Because the appeal of “Good Man” rests so heavily on its characters, a strong cast is required, and in this regard Tymp’s production—directed by Jeremy Weinberg ’12—definitely doesn’t disappoint. The show features seven actors, each of whom brings a palpable energy that never wavers.

As the titular Charlie Brown, Madison captures the sad-sack demeanor that colors everything Charlie does. Charlie is usually pretty subdued, but that doesn’t mean he has to disappear. Madison ensures that Charlie is never overshadowed by his more colorful cohorts, though he sometimes struggles to project his voice. This problem also dogged Karan Malik ’15 as Shroeder on opening night, though Malik otherwise brings an appropriately reserved passion to his junior composer.

Kate Davis ’14 imbues Charlie’s sister Sally with a real childlike energy. She’s more than capable of presenting all of Sally’s mood swings, going from chipper one moment to vexed in another. “I was jumping rope … everything was fine, then it all seemed so futile,” she tells us.

As crabby Lucy, Miller carries herself with an authoritarian swagger. After all, this is a girl who dreams of being a queen and certainly has the sense of entitlement you expect to encounter in an absolute monarch. If anything, Miller might not have made her Lucy as annoying as she could have.

Steinberg makes for a fine Linus, ably capturing the character’s sincerity and somber inquisitiveness. His best moment comes when he serenades his blanket, spinning it around in the air.

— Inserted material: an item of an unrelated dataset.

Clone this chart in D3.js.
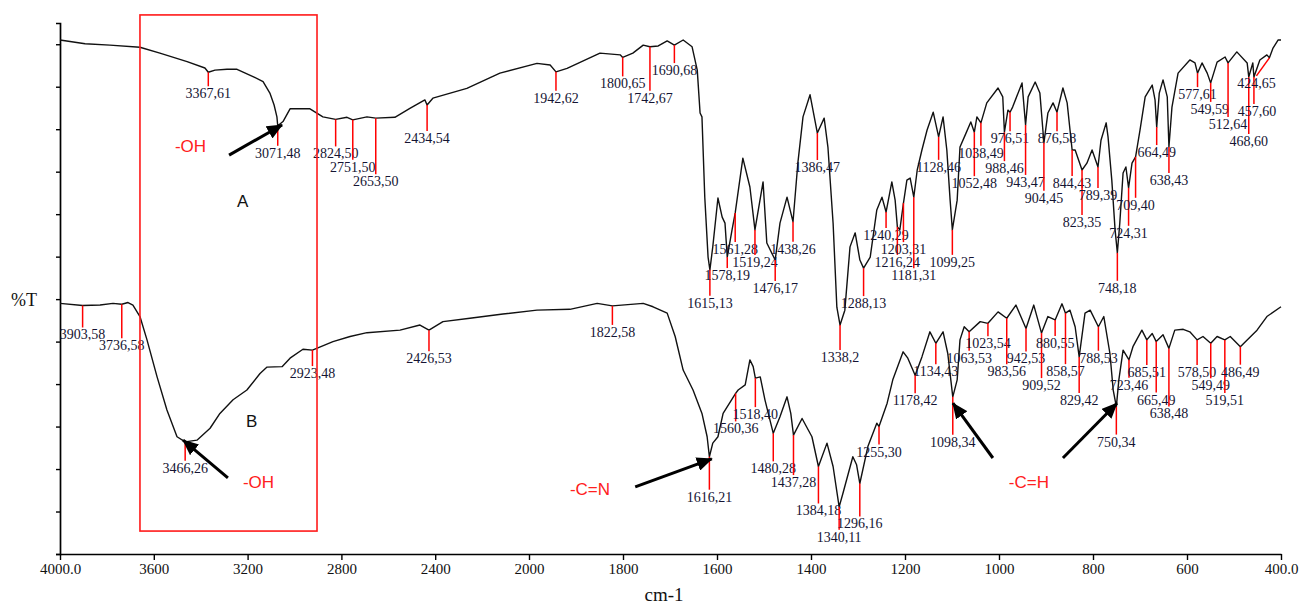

Before seeing the show, it was most difficult to imagine Snoopy being brought to the stage. After all, he never speaks in the classic cartoon specials. With Levi Squier ’14 in the role, you quickly get over this, as he embodies the kind of spastic daydreamer Snoopy is. There’s also Herbie Rosen ’12 as Snoopy’s avian friend Woodstock, a silent character not included in the original musical. To get the appropriate look, he wears a yellow onesie and a cap with yellow feathers. His yellow face-paint, though, is a bit too much (and also a tad scary).

Every cast member is an able singer, and they get ample support from the show’s stellar orchestra, led by Mindy Cimini ’12.

The sets, designed by Jessica Rassp ’13, capture the spirit of the original comic strips. A yellow fence brings a row of crayons to mind, while Snoopy’s iconic red doghouse figures prominently. In a clever nod to the musical’s origins, Schulz’s signature appears in one of the set’s corners, while newspapers border the set’s top.

Once the show ends, there’s a chance many of the vignettes from “You’re A Good Man, Charlie Brown” won’t stick with you, but here that’s not important. Happiness, we’re told, “is anything that is loved by you.” Based on the audience’s reaction on opening night, there’s a good chance this show’s iconic characters, catchy tunes and fun performances will place it firmly in the “love” category.